Author:
Zheng Yudong,Hui Xin,Cai Dongyu,Shoukat Muhammad Rizwan,Wang Yunling,Wang Zhongwei,Ma Feng,Yan Haijun
Abstract
Canopy height serves as an important dynamic indicator of crop growth in the decision-making process of field management. Compared with other commonly used canopy height measurement techniques, ultrasonic sensors are inexpensive and can be exposed in fields for long periods of time to obtain easy-to-process data. However, the acoustic wave characteristics and crop canopy structure affect the measurement accuracy. To improve the ultrasonic sensor measurement accuracy, a four-year (2018−2021) field experiment was conducted on maize and wheat, and a measurement platform was developed. A series of single-factor experiments were conducted to investigate the significant factors affecting measurements, including the observation angle (0−60°), observation height (0.5−2.5 m), observation period (8:00−18:00), platform moving speed with respect to the crop (0−2.0 m min−1), planting density (0.2−1 time of standard planting density), and growth stage (maize from three−leaf to harvest period and wheat from regreening to maturity period).

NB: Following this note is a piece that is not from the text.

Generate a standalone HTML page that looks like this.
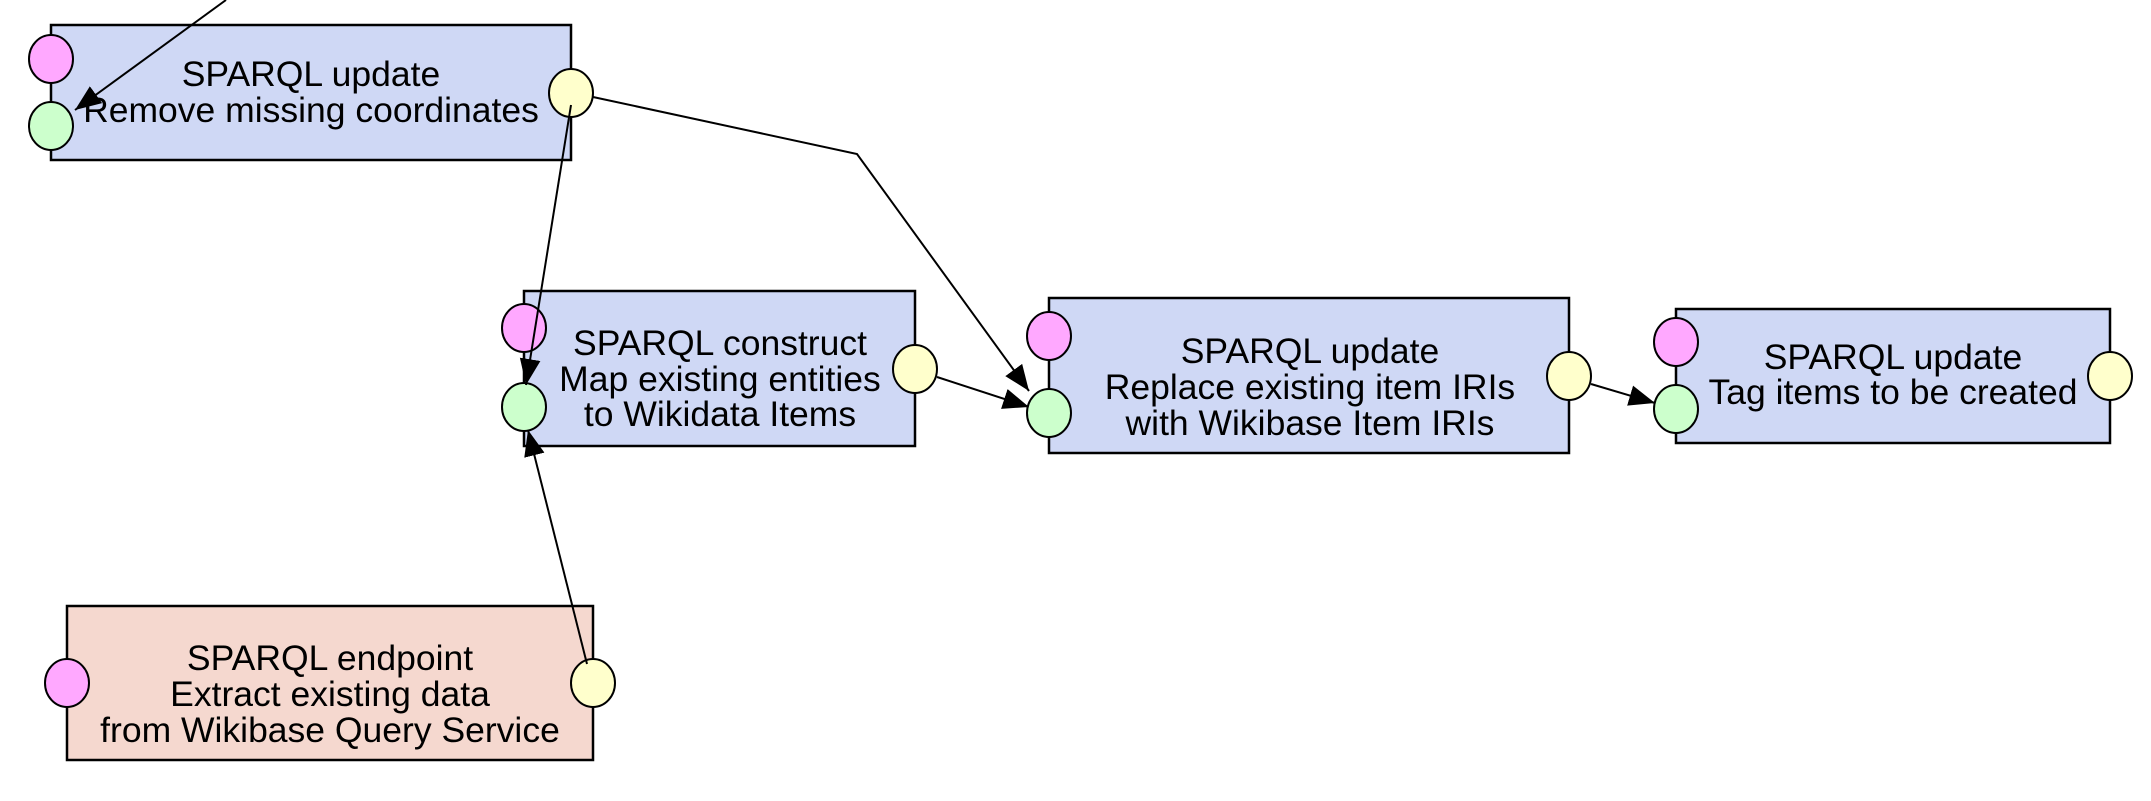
<!DOCTYPE html>
<html><head><meta charset="utf-8"><style>body{margin:0;background:#fff}svg{display:block}</style></head><body>
<svg width="2151" height="801" viewBox="0 0 2151 801" xmlns="http://www.w3.org/2000/svg" font-family="Liberation Sans, sans-serif" font-size="35.5" text-anchor="middle">
<defs>
<marker id="b" viewBox="0 0 10 10" refX="10" refY="5" markerWidth="26" markerHeight="26" markerUnits="userSpaceOnUse" orient="auto"><path d="M0,1L10,5L0,9z" fill="#000"/></marker></defs>
<g stroke="#000" stroke-width="2.5">
<rect x="51" y="25" width="520" height="135" fill="#cfd8f5"/>
<rect x="524" y="291" width="391" height="155" fill="#cfd8f5"/>
<rect x="1049" y="298" width="520" height="155" fill="#cfd8f5"/>
<rect x="1676" y="309" width="434" height="134" fill="#cfd8f5"/>
<rect x="67" y="606" width="526" height="154" fill="#f5d8cf"/>
</g>
<g fill="#000">
<text x="311" y="86">SPARQL update</text><text x="311" y="122">Remove missing coordinates</text>
<text x="720" y="355">SPARQL construct</text><text x="720" y="391">Map existing entities</text><text x="720" y="426">to Wikidata Items</text>
<text x="1310" y="363">SPARQL update</text><text x="1310" y="399">Replace existing item IRIs</text><text x="1310" y="435">with Wikibase Item IRIs</text>
<text x="1893" y="369">SPARQL update</text><text x="1893" y="404">Tag items to be created</text>
<text x="330" y="670">SPARQL endpoint</text><text x="330" y="706">Extract existing data</text><text x="330" y="742">from Wikibase Query Service</text>
</g>
<g stroke="#000" stroke-width="2" fill="none">
<polyline points="593,97 857,154 1029,391" marker-end="url(#b)"/>
<line x1="937" y1="377" x2="1029" y2="407" marker-end="url(#b)"/>
<line x1="1591" y1="384" x2="1655" y2="403" marker-end="url(#b)"/>
</g>
<g stroke="#000" stroke-width="2">
<ellipse cx="51" cy="59" rx="22" ry="24" fill="#ffa8ff"/><ellipse cx="51" cy="126" rx="22" ry="24" fill="#ccffcc"/><ellipse cx="571" cy="93" rx="22" ry="24" fill="#ffffcc"/>
<ellipse cx="524" cy="328" rx="22" ry="24" fill="#ffa8ff"/><ellipse cx="524" cy="407" rx="22" ry="24" fill="#ccffcc"/><ellipse cx="915" cy="369" rx="22" ry="24" fill="#ffffcc"/>
<ellipse cx="1049" cy="336" rx="22" ry="24" fill="#ffa8ff"/><ellipse cx="1049" cy="413" rx="22" ry="24" fill="#ccffcc"/><ellipse cx="1569" cy="376" rx="22" ry="24" fill="#ffffcc"/>
<ellipse cx="1676" cy="342" rx="22" ry="24" fill="#ffa8ff"/><ellipse cx="1676" cy="409" rx="22" ry="24" fill="#ccffcc"/><ellipse cx="2110" cy="376" rx="22" ry="24" fill="#ffffcc"/>
<ellipse cx="67" cy="683" rx="22" ry="24" fill="#ffa8ff"/><ellipse cx="593" cy="683" rx="22" ry="24" fill="#ffffcc"/>
</g>
<g stroke="#000" stroke-width="2" fill="none">
<line x1="226" y1="0" x2="75" y2="110" marker-end="url(#b)"/>
<line x1="571" y1="105" x2="526" y2="385" marker-end="url(#b)"/>
<line x1="587" y1="664" x2="528" y2="430" marker-end="url(#b)"/>
</g>
</svg>
</body></html>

The results indicated that both the observation angle and planting density significantly affected the results of ultrasonic measurements (p-value< 0.05), whereas the effects of other factors on measurement accuracy were negligible (p-value > 0.05). Moreover, a double-input factor calibration model was constructed to assess canopy height under different years by utilizing the normalized difference vegetation index and ultrasonic measurements. The model was developed by employing the least-squares method, and ultrasonic measurement accuracy was significantly improved when integrating the measured value of canopy heights and the normalized difference vegetation index (NDVI). The maize measurement accuracy had a root mean squared error (RMSE) ranging from 81.4 mm to 93.6 mm, while the wheat measurement accuracy had an RMSE from 37.1 mm to 47.2 mm. The research results effectively combine stable and low-cost commercial sensors with ground-based agricultural machinery platforms, enabling efficient and non-destructive acquisition of crop height information.